I know, hard to tell who I supported, isn’t it?

Everything was a lot simpler when you were 18.  Of course, today, I would be far more nuanced about it all. In a world struggling with the implications of climate change, the fervency with which I supported* a campaign to keep coal mines open is perhaps not something to bring attention to.

For me, as well as this being an important political event, the Miner’s Strike was my introduction to fundraising.  The very wonderful film Pride has brought attention to the gay and lesbian community’s amazing fundraising efforts for the miners but there were support groups all over the country that raised very large sums indeed to buy food and essentials for the miners and their families.

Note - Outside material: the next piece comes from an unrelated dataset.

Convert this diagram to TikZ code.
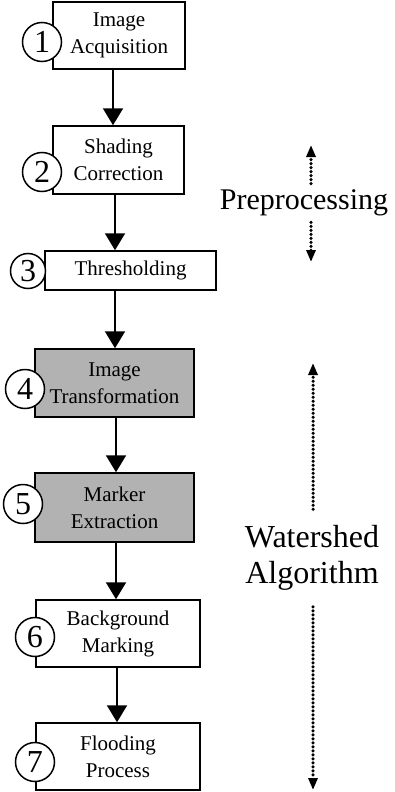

As a fully committed member of the proletarian vanguard, I was of course studying for the revolution in…..Cambridge.

(I know what you’re thinking but I’ve always believed in infiltrating the enemy camp. And then living very comfortably there …while making mildly subversive comments. Very quietly. )

Anyway….I became a member of the Cambridge Miners’ Support group which concentrated largely on fundraising (apart from an unfortunate episode where we almost got the student union closed down because they funded our very inflammatory if completely unreadable pamphlet) .  Our bucket collections and events continued throughout the strike and were much more successful than you might think in such a bastion of entitlement and privilege. True we got thrown out of a few college bars by the rugby clubs.  But when we could collect we raised a lot, at the height of the strike we were raising over £300 a week. You could have bought Yorkshire for that in 1984…

But what I really took away from this and the point of this rambling anecdote about dodgy politics and worse dress sense, is that the money raised from all our events and hours of collections  was dwarfed by other money being raised from the university. Early in the strike, a group of academics organised a standing order scheme that raised over £3,000 a week for the strike fund. It must have raised over £100,000 in total. In 1984 money. From one university.

And so while I learned very little about how to overthrow the capitalist autocracy from my student days, what later proved very valuable was the memory of those standing orders. And what a much more sensible way of raising money they were than the bucket collections in bars full of rugger buggers.

And the rest, as they say, is history.

 

* mostly verbally, of course. In the pub. I was a student for God’s sake.

2 thoughts on “Supporting the miners

  1. I can vouch for the fact that Tobin does still make mildly subversive comments in a quiet voice. In fact he still did it in a quiet voice when working for a deafness charity and therefore surrounded by people who couldn’t hear very well. You have to admire his consistency and commitment. A true revolutionary.